Revenons maintenant aux tentations contre la chair. Comme Dieu donne du blé à un cultivateur quand il veut lui donner une récolte, ainsi quand il veut donner au chrétien plus d’amour divin, il lui donne de l’amour humain. Plus il crée des gens affectueux et plus c’est un signe qu’il veut en faire de grands saints. Or l’amour humain tend naturellement au mariage; voilà pourquoi tous les affectueux sont portés aux tentations de la chair. Au lieu de se regarder pour cela comme viles et indignes de servir Dieu selon les fausses idées sur le mariage si courantes partout, ils devraient conclure justement le contraire et dire: Mon Dieu, vous m’avez donné un grand cœur capable d’un amour immense, vous seul pouvez le satisfaire; je me donne à vous et veux vous aimer comme on peut le faire sur terre; je vais donc aiguiller sur vous toute ma puissance d’aimer! Au lieu de donner mon cœur aux créatures, je vous le donne avec toute son ardeur d’aimer! Comme c’est de nature à nous encourager et fortifier!

Ces idées indiquent la conduite du confesseur à l’égard des grands pécheurs contre la pureté. Au lieu de les rudoyer et de les disputer comme tant le font, c’est tout le contraire qu’il faut faire. Ce sont des affectueux qui marchent par l’amour, prenons-les par l’amour! Disons-leur que puisque Dieu leur a donné une grande capacité d’aimer, ils doivent la tourner vers Dieu seul pour devenir des Saints et on leur explique l’idée des échantillons, surtout au point de vue du mariage, que si Dieu a mis tant de jouissance là, il est capable d’en mettre encore bien plus dans l’union de l’âme avec lui-même. On les a vus éclater en sanglots en disant qu’on ne leur avait jamais parlé de cette possibilité d’aimer Dieu tout en étant si passionnés.

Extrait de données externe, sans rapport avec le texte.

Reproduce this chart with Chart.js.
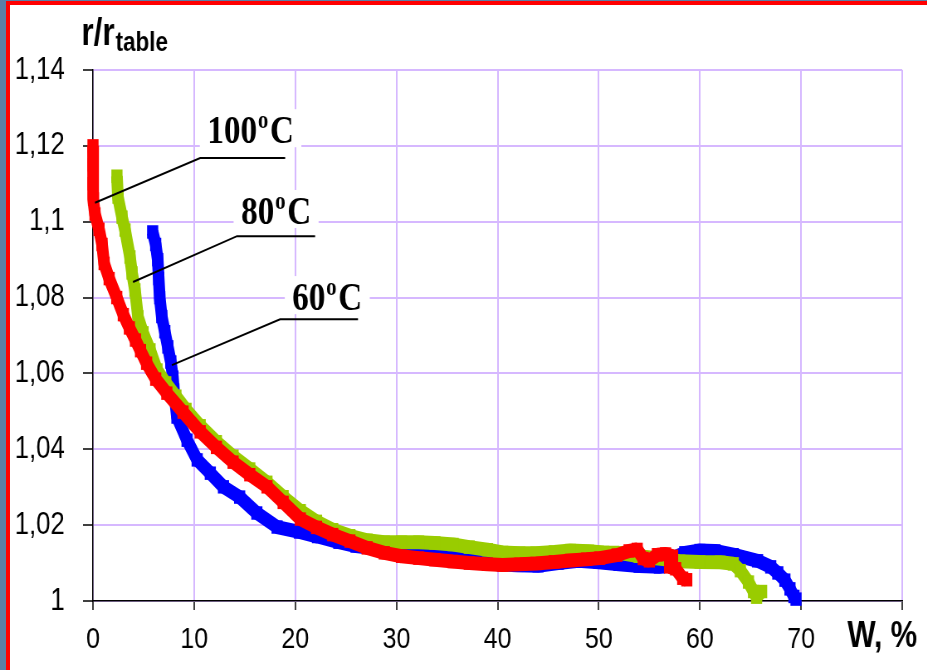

Que de religieuses, de religieux et de prêtres mêmes sont abattus et se découragent parce qu’ils sont fortement tentés, se croyant incapables d’aimer et de bien servir Dieu! Avec ces idées, ils sont transformés et encouragés et se mettent sérieusement à mieux servir Dieu au milieu des tentations, au lieu de penser à retourner dans le monde.